Retrieval-Augmented Generation (RAG)
AI & MLRetrieval-Augmented Generation (RAG) is an AI pattern that improves a language model's answers by first retrieving relevant information from external sources, then using that context to generate a response. Instead of relying only on what the model learned during training, RAG grounds outputs in your documents, databases, or knowledge base, helping reduce hallucinations and keep responses aligned with current, domain-specific content.
How It Works
Retrieval-Augmented Generation combines two steps: retrieval and generation. In the retrieval step, user input is transformed into a search query, often using embeddings (vector representations) to find semantically similar passages in a vector database. The system returns the most relevant chunks of text, sometimes filtered by metadata such as product, region, language, or document type.
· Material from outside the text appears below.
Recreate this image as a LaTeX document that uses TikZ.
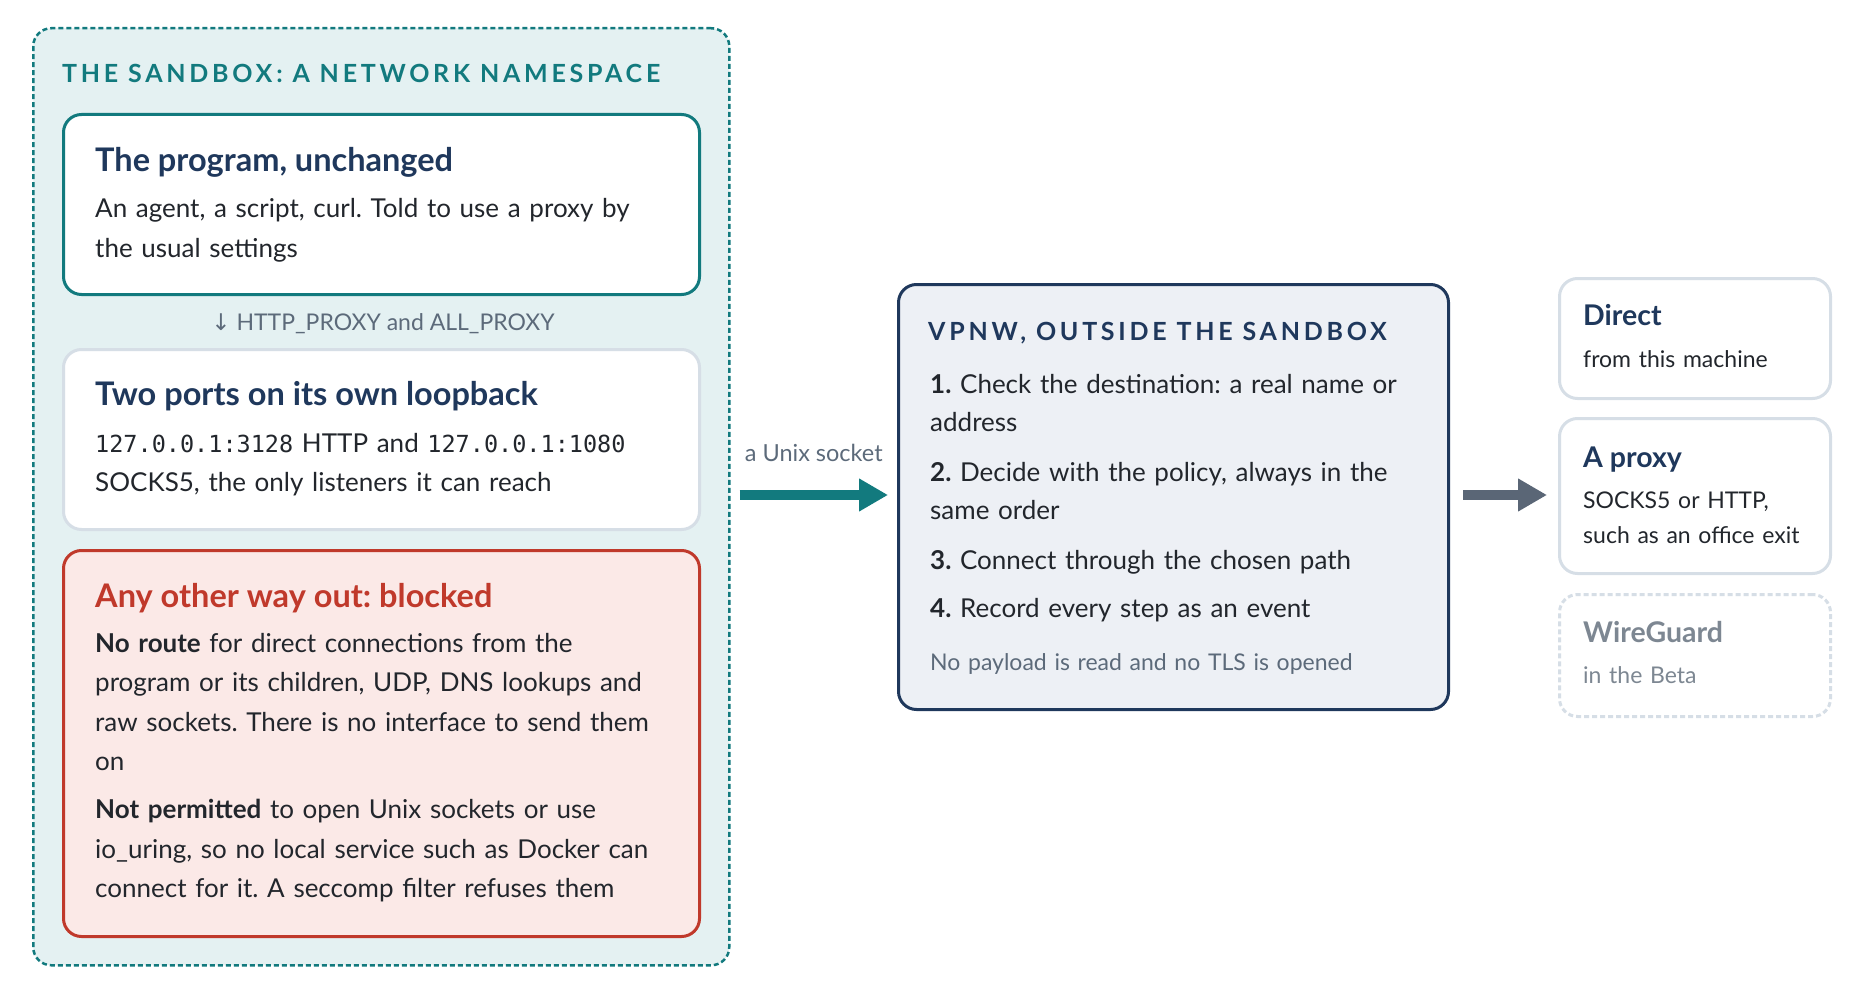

In the generation step, the retrieved passages are inserted into the model prompt as context. The language model then produces an answer that references that context, optionally including citations, quotes, or links. Quality depends on chunking strategy, embedding model choice, ranking, context window limits, and guardrails such as refusing to answer when retrieval confidence is low. RAG can be implemented with APIs and frameworks, and deployed as a service alongside your application stack.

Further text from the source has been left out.